Mathematics professor Harald Helfgott says his mother always told him never to cross a picket line. Helfgott, whose class, “Introduction to Number Theory,” now meets at the United Church on Temple Street, is the only mathematics professor to move his class off campus in response to the strike that began on Aug. 27.
But in the second-floor offices of the Hall of Graduate Studies, home of many professors in the American Studies Department, cloistered silence and dark offices tell another side of the story.
According to a Web site maintained by the striking unions, 22 American studies classes and sections have moved off campus, leaving empty classrooms and locked offices as subtle signs of the strike’s influence on campus intellectual life. Telephones ring unanswered, and colleagues can go days without seeing one another.
The strike “has reduced significantly the daily personal contact,” said Jean-Christophe Agnew, chairman of the American Studies Department. “It has reduced the sense of community.”
Although the unions’ site said about one-third of Yale’s faculty members have moved their classes and office hours off campus for the duration of the strike, this number does not reflect the wide disparity among departments. While the American Studies, Sociology and African American Studies departments have had significant portions of their professors move classes off campus, most Group IV departments, including mathematics, have had few classes move. Professors whose classes require laboratory space or involve extensive multimedia presentations find relocation virtually impossible.
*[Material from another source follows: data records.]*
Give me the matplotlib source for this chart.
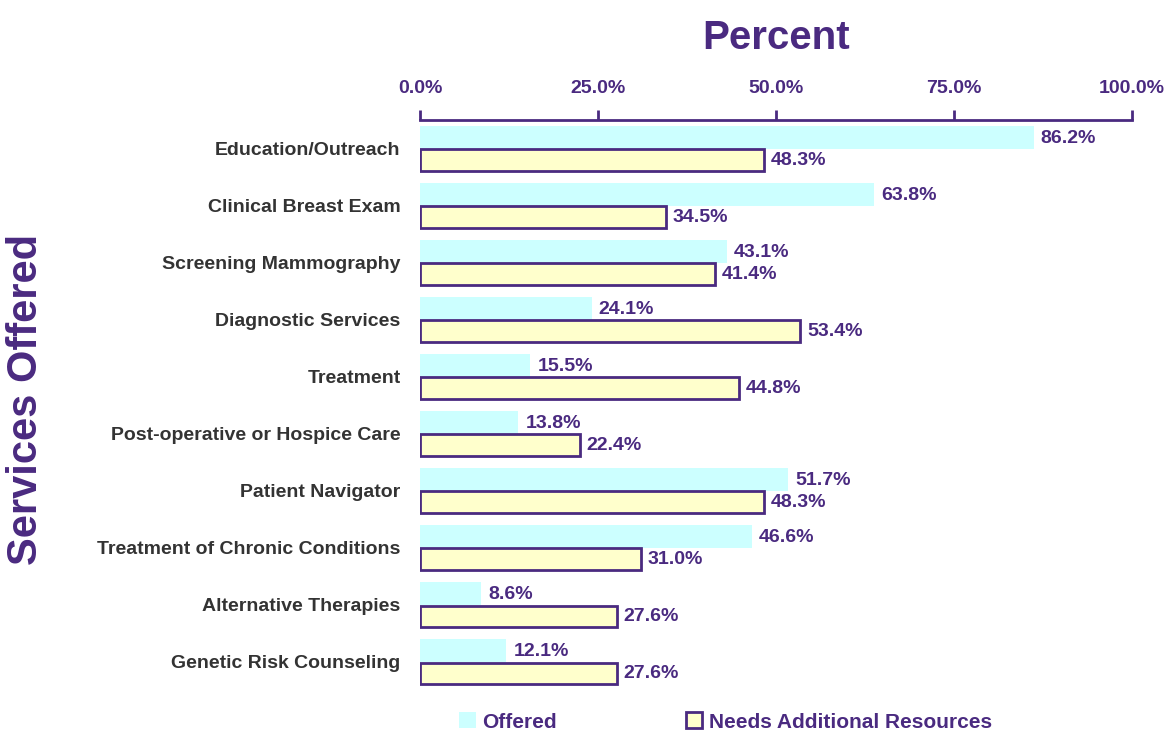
import matplotlib.pyplot as plt
import numpy as np

plt.rcParams['font.family'] = ['Liberation Sans', 'DejaVu Sans']

categories = ['Education/Outreach', 'Clinical Breast Exam', 'Screening Mammography',
              'Diagnostic Services', 'Treatment', 'Post-operative or Hospice Care',
              'Patient Navigator', 'Treatment of Chronic Conditions',
              'Alternative Therapies', 'Genetic Risk Counseling']
offered = [86.2, 63.8, 43.1, 24.1, 15.5, 13.8, 51.7, 46.6, 8.6, 12.1]
needs = [48.3, 34.5, 41.4, 53.4, 44.8, 22.4, 48.3, 31.0, 27.6, 27.6]
ticks = [0, 25, 50, 75, 100]

purple = '#4A2A80'

fig = plt.figure(figsize=(11.7, 7.33), dpi=100)
ax = fig.add_axes([0.359, 0.058, 0.6085, 0.778])

y = np.arange(len(categories))
h = 0.4
b1 = ax.barh(y - h / 2, offered, height=h, color='#CCFFFF', label='Offered')
b2 = ax.barh(y + h / 2, needs, height=h * 0.95, color='#FFFFCC', edgecolor=purple,
             linewidth=2, label='Needs Additional Resources')

for yy, v in zip(y, offered):
    ax.text(v + 1.0, yy - h / 2 + 0.02, f'{v:.1f}%', va='center', ha='left',
            color=purple, fontsize=14, fontweight='bold')
for yy, v in zip(y, needs):
    ax.text(v + 1.0, yy + h / 2 + 0.01, f'{v:.1f}%', va='center', ha='left',
            color=purple, fontsize=14, fontweight='bold')

ax.set_xlim(0, 100)
ax.set_ylim(len(categories) - 0.5, -0.5)
ax.xaxis.tick_top()
ax.set_xticks(ticks)
ax.set_xticklabels([f'{t:.1f}%' for t in ticks], color=purple, fontsize=14,
                   fontweight='bold')
ax.tick_params(axis='x', direction='out', length=7, width=2, color=purple, pad=10)
ax.set_yticks(y)
ax.set_yticklabels(categories, fontsize=14, fontweight='bold', color='#333333')
ax.tick_params(axis='y', length=0, pad=14)

for s in ['left', 'right', 'bottom']:
    ax.spines[s].set_visible(False)
ax.spines['top'].set_color(purple)
ax.spines['top'].set_linewidth(2)

fig.text(0.663, 0.948, 'Percent', ha='center', va='center', fontsize=29,
         fontweight='bold', color=purple)
fig.text(0.022, 0.455, 'Services Offered', ha='center', va='center', rotation=90,
         fontsize=30, fontweight='bold', color=purple)

fig.legend(handles=[b1, b2], loc='center', bbox_to_anchor=(0.62, 0.015), ncol=2,
           frameon=False, labelcolor=purple, handlelength=0.8,
           handleheight=0.8, handletextpad=0.3, columnspacing=6.2,
           prop={'weight': 'bold', 'size': 15})

fig.savefig('out.png', dpi=100)
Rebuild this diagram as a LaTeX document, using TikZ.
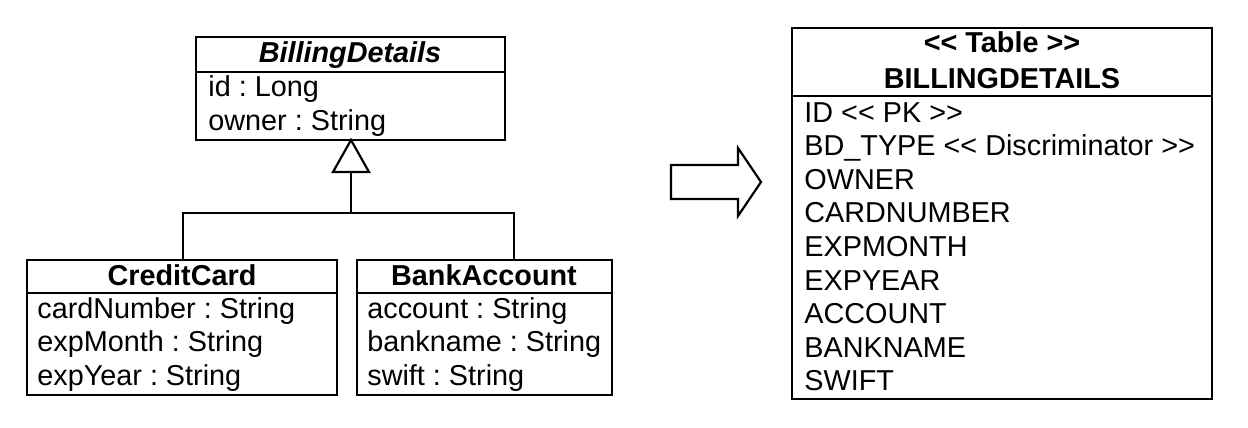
\documentclass[tikz,border=0pt]{standalone}
\usepackage{fontspec}
\setmainfont{Liberation Sans}
\usetikzlibrary{fit}
\newcommand\dlt{<\kern0pt<}
\newcommand\dgt{>\kern0pt>}
\frenchspacing
\begin{document}
\begin{tikzpicture}[x=0.5pt,y=-0.5pt,
  box/.style={draw, line width=1.1pt, inner sep=0pt},
  sep/.style={line width=1.1pt},
  conn/.style={line width=1.1pt},
  ttl/.style={font=\fontsize{14.4}{17}\selectfont\bfseries, anchor=base, inner sep=0pt},
  attr/.style={font=\fontsize{14.4}{17}\selectfont, anchor=base west, inner sep=0pt}]
\useasboundingbox (0,0) rectangle (1248,428);
% BillingDetails class
\node[box, fit={(196,37) (505,140)}] (bd) {};
\draw[sep] (196,72) -- (505,72);
\node[ttl, font=\fontsize{14.4}{17}\selectfont\bfseries\itshape] (bdt) at (350,62) {BillingDetails};
\node[attr] (bd1) at (208,96) {id : Long};
\node[attr] (bd2) at (208,130) {owner : String};
% CreditCard class
\node[box, fit={(27,260) (337,395)}] (cc) {};
\draw[sep] (27,293) -- (337,293);
\node[ttl] (cct) at (182,285) {CreditCard};
\node[attr] (cc1) at (37,318) {cardNumber : String};
\node[attr] (cc2) at (37,351) {expMonth : String};
\node[attr] (cc3) at (37,385) {expYear : String};
% BankAccount class
\node[box, fit={(357,260) (612,395)}] (ba) {};
\draw[sep] (357,293) -- (612,293);
\node[ttl] (bat) at (484,285) {BankAccount};
\node[attr] (ba1) at (367,318) {account : String};
\node[attr] (ba2) at (367,351) {bankname : String};
\node[attr] (ba3) at (367,385) {swift : String};
% generalization
\coordinate (apex) at (351,140);
\coordinate (tb) at (351,172);
\coordinate (j) at (351,213);
\coordinate (ccp) at (183,260);
\coordinate (bap) at (514,260);
\draw[conn] (apex) -- (369,172) -- (333,172) -- cycle;
\draw[conn] (tb) -- (j);
\draw[conn] (ccp) |- (j) -| (bap);
% big arrow
\draw[line width=1.1pt, line join=miter] (671,165) -- (738,165) -- (738,148) -- (761,182) -- (738,216) -- (738,199) -- (671,199) -- cycle;
% Table
\node[box, fit={(792,28) (1212,399)}] (tbl) {};
\draw[sep] (792,96) -- (1212,96);
\node[ttl] (tt1) at (1002,53) {\dlt{} Table \dgt};
\node[ttl] (tt2) at (1002,88) {BILLINGDETAILS};
\node[attr] (t1) at (804,122) {ID \dlt{} PK \dgt};
\node[attr] (t2) at (804,155.6) {BD\_TYPE \dlt{} Discriminator \dgt};
\node[attr] (t3) at (804,189.2) {OWNER};
\node[attr] (t4) at (804,222.8) {CARDNUMBER};
\node[attr] (t5) at (804,256.4) {EXPMONTH};
\node[attr] (t6) at (804,290) {EXPYEAR};
\node[attr] (t7) at (804,323.6) {ACCOUNT};
\node[attr] (t8) at (804,357.2) {BANKNAME};
\node[attr] (t9) at (804,390.8) {SWIFT};
\end{tikzpicture}
\end{document}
Vicki Shepard, a striking worker and the senior administrative assistant for the American Studies Department, said she thinks American Studies has higher numbers of professors unwilling to cross picket lines because their areas of specialization relate closely to the issues surrounding the strike.
“Labor rights are civil rights, and both of these programs understand that in a way that is intensely personal,” Shepard said.
Shepard also points to the American Studies Department’s close community as part of the reason that so many faculty members in the department support the strike.
“I am called at home, I am joined on the picket line,” she said. “My chairman has come to events — A temporary mission has taken place. Everybody wants this settled.”
Some of the faculty members have not moved far from their home in the Hall of Graduate Studies. Agnew meets students in Au Bon Pain instead of his office, while Director of Undergraduate Studies Steve Pitti signs student schedules in Koffee Too?
But in the Mathematics Department, Helfgott’s decision to move his class is an anomaly and has been met with little controversy.
“I’m a first-year assistant professor, and none of the others seem to be strongly against or for it,” Helfgott said. “I have not been intimidated in any way by my colleagues. They’re quite apathetic.”
Mathematics professor Per-Gunnar Martinsson said the department’s apathy is not limited to the strike.
“People just aren’t really involved,” Martinsson said. “Many of the teachers are foreigners. [Mathematics professors] tend to be less progressive and engaged in public debate than those in the humanities and social sciences. In the natural sciences, teachers aren’t as interested in politics.”
Graduate students in the department are equally disengaged, with few joining colleagues, many of them members of the Graduate Employees and Students Organization, on picket lines. Director of Undergraduate Studies and professor Andrew Casson said the Mathematics Department is simply trying to keep classes running and staffed.
Both Casson and Martinsson added that they are personally against the strike.
“I’m becoming increasingly skeptical of the union leadership,” Casson said. “[The strike] reminds me of the time coal unions would go out on strike during the coldest times of the year in England. I haven’t detected any reason not to support the university.”
While individual members of the Mathematics Department may have opinions about the strike, the department as a whole remains uninvolved in campus discussion about the strike.
“Maybe it’s our mindset,” one clerical worker in the Mathematics Department said. “We’re a low-key, efficient department.”
Students seem equally unaffected. Dimple Mirpuri ’04 said the strike has not even been acknowledged in any of her math classes.
“I’m taking three math classes and nothing has been moved,” Mirpuri said.
James Campbell ’05 said the decision to keep classes on campus was simply one of practicality.
“In math classes you need chalkboards,” Campbell said. “You’re not going to teach a math class by standing up there and lecturing.”